Direction
From the listing below, extract every line containing "this".

## Begin Data lines

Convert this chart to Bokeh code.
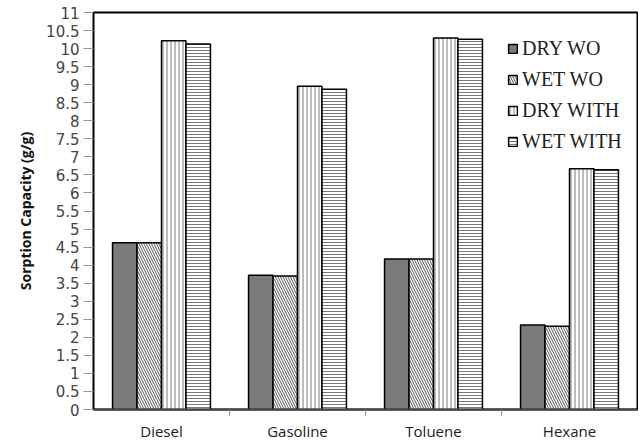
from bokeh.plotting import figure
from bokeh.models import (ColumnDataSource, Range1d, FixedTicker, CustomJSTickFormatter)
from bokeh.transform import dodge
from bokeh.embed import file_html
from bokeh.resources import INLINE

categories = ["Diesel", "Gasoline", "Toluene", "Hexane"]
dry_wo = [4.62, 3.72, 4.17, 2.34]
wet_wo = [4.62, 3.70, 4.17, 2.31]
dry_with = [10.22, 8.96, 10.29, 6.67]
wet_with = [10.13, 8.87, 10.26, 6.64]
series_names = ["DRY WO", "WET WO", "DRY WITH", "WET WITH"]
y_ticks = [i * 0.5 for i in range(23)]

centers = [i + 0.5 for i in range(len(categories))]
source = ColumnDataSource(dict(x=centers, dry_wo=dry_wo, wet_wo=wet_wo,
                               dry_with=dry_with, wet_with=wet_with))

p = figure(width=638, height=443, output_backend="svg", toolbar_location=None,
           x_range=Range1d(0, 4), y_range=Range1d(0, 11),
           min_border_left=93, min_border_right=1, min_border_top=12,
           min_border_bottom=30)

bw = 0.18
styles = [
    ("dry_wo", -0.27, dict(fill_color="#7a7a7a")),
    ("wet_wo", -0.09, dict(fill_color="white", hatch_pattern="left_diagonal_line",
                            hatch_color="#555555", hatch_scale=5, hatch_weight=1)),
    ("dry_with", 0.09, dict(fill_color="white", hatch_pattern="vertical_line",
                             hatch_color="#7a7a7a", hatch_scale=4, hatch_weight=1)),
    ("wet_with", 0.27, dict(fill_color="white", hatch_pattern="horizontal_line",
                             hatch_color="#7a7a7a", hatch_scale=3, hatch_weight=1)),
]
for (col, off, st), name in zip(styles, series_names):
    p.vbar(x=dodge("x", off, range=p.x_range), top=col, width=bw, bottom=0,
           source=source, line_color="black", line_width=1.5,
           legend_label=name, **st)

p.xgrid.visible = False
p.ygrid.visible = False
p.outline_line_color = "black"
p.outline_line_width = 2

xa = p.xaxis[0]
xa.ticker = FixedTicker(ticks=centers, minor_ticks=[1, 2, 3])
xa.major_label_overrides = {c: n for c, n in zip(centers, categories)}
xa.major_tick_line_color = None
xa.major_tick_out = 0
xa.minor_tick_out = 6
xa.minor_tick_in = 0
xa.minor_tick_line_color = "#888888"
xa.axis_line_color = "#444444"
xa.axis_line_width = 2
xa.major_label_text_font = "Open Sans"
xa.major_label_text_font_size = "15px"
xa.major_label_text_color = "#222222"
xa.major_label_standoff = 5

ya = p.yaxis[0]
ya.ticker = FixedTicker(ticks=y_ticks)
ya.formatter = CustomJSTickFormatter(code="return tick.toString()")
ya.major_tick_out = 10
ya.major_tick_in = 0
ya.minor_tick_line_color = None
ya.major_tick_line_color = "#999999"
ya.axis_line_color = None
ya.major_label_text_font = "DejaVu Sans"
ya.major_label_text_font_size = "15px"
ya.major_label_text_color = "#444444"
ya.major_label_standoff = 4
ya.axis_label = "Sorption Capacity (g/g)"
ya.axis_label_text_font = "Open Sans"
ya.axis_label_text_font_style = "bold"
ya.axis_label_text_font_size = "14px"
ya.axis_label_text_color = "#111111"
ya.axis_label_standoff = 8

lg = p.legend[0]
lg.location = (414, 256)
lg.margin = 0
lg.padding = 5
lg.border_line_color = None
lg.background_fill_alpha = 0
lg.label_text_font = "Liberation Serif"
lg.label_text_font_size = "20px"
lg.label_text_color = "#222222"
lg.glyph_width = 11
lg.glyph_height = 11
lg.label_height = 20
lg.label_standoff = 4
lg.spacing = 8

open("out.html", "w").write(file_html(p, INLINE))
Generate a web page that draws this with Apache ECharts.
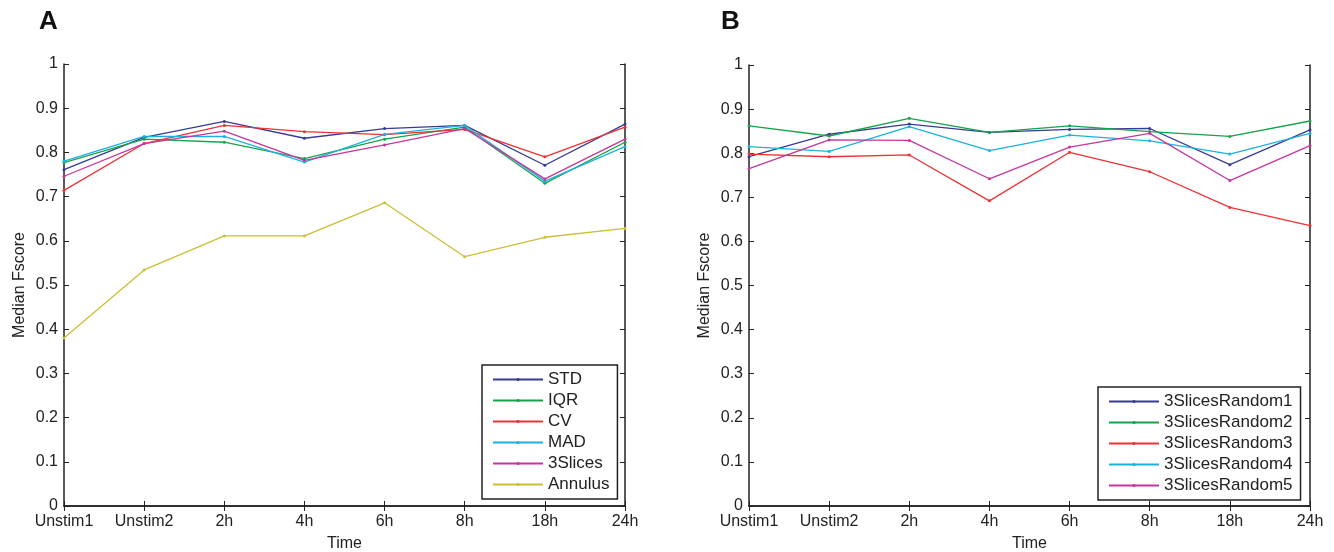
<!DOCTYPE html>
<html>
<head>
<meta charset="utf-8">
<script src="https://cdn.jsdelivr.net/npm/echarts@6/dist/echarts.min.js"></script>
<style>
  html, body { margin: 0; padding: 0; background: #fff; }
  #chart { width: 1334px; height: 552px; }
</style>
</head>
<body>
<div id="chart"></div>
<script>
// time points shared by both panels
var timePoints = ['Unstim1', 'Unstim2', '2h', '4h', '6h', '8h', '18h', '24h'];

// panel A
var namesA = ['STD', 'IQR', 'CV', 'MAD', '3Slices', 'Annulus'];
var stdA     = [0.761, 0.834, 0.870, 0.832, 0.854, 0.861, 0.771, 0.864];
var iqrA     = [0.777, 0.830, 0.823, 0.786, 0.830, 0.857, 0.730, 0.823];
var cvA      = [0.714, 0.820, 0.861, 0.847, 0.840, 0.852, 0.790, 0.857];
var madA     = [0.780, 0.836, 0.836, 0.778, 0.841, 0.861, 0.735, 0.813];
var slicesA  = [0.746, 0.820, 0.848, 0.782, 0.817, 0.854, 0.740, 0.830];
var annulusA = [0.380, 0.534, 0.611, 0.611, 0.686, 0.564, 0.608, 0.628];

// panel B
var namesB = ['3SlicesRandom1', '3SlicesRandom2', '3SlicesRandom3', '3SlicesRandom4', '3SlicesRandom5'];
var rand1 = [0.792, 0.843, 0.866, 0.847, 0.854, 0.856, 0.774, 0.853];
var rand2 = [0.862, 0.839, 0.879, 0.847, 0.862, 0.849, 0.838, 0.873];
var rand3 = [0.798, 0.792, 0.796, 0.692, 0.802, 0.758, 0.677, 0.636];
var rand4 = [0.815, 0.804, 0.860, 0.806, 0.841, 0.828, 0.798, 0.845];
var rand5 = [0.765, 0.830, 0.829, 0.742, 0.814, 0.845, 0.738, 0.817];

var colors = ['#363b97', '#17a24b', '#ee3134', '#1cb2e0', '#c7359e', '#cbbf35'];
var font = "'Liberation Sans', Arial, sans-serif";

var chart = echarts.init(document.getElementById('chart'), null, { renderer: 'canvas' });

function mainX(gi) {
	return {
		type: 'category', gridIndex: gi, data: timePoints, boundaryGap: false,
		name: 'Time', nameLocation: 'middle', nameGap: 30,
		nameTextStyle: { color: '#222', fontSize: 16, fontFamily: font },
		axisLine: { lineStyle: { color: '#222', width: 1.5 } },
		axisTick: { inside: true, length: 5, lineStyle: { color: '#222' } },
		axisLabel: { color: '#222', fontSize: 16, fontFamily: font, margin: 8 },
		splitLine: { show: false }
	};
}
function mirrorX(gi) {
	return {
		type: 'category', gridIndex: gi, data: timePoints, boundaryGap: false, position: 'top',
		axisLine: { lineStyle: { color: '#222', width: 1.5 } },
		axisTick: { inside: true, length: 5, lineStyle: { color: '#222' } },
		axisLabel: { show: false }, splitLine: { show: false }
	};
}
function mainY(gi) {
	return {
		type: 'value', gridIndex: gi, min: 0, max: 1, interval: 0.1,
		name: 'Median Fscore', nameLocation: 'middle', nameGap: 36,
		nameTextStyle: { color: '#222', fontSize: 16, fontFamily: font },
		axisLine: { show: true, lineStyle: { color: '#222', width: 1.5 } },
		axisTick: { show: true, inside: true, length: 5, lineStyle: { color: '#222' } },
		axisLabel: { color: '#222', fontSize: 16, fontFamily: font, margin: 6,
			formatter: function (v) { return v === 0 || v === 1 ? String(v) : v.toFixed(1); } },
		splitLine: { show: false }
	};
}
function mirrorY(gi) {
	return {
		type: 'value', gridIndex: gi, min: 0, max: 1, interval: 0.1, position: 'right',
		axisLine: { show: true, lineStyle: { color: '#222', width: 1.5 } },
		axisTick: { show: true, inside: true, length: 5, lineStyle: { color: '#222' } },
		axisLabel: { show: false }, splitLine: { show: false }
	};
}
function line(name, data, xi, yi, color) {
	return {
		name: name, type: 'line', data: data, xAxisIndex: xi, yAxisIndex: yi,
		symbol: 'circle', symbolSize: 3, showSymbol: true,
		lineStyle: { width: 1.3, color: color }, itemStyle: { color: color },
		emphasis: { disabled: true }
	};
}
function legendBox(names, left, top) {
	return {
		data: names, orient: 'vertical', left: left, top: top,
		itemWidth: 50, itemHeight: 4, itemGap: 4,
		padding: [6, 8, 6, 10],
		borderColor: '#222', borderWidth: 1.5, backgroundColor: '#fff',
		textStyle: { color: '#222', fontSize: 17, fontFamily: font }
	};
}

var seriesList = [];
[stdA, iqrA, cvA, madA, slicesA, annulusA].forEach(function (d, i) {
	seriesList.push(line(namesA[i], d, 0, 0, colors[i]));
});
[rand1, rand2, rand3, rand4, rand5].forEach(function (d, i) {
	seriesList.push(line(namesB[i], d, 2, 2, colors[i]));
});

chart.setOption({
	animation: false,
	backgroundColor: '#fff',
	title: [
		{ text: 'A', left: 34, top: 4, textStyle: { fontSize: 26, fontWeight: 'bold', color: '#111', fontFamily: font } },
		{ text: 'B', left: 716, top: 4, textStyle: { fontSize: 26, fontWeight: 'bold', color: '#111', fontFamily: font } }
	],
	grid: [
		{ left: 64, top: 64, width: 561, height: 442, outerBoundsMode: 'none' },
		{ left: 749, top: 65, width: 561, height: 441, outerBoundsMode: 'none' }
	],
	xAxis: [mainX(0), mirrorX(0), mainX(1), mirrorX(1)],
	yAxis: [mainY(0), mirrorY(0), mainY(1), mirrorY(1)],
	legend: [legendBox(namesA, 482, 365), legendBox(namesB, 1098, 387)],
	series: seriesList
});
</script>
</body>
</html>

## End Data lines

Written solution
Convert this chart to Bokeh code.
Generate a web page that draws this with Apache ECharts.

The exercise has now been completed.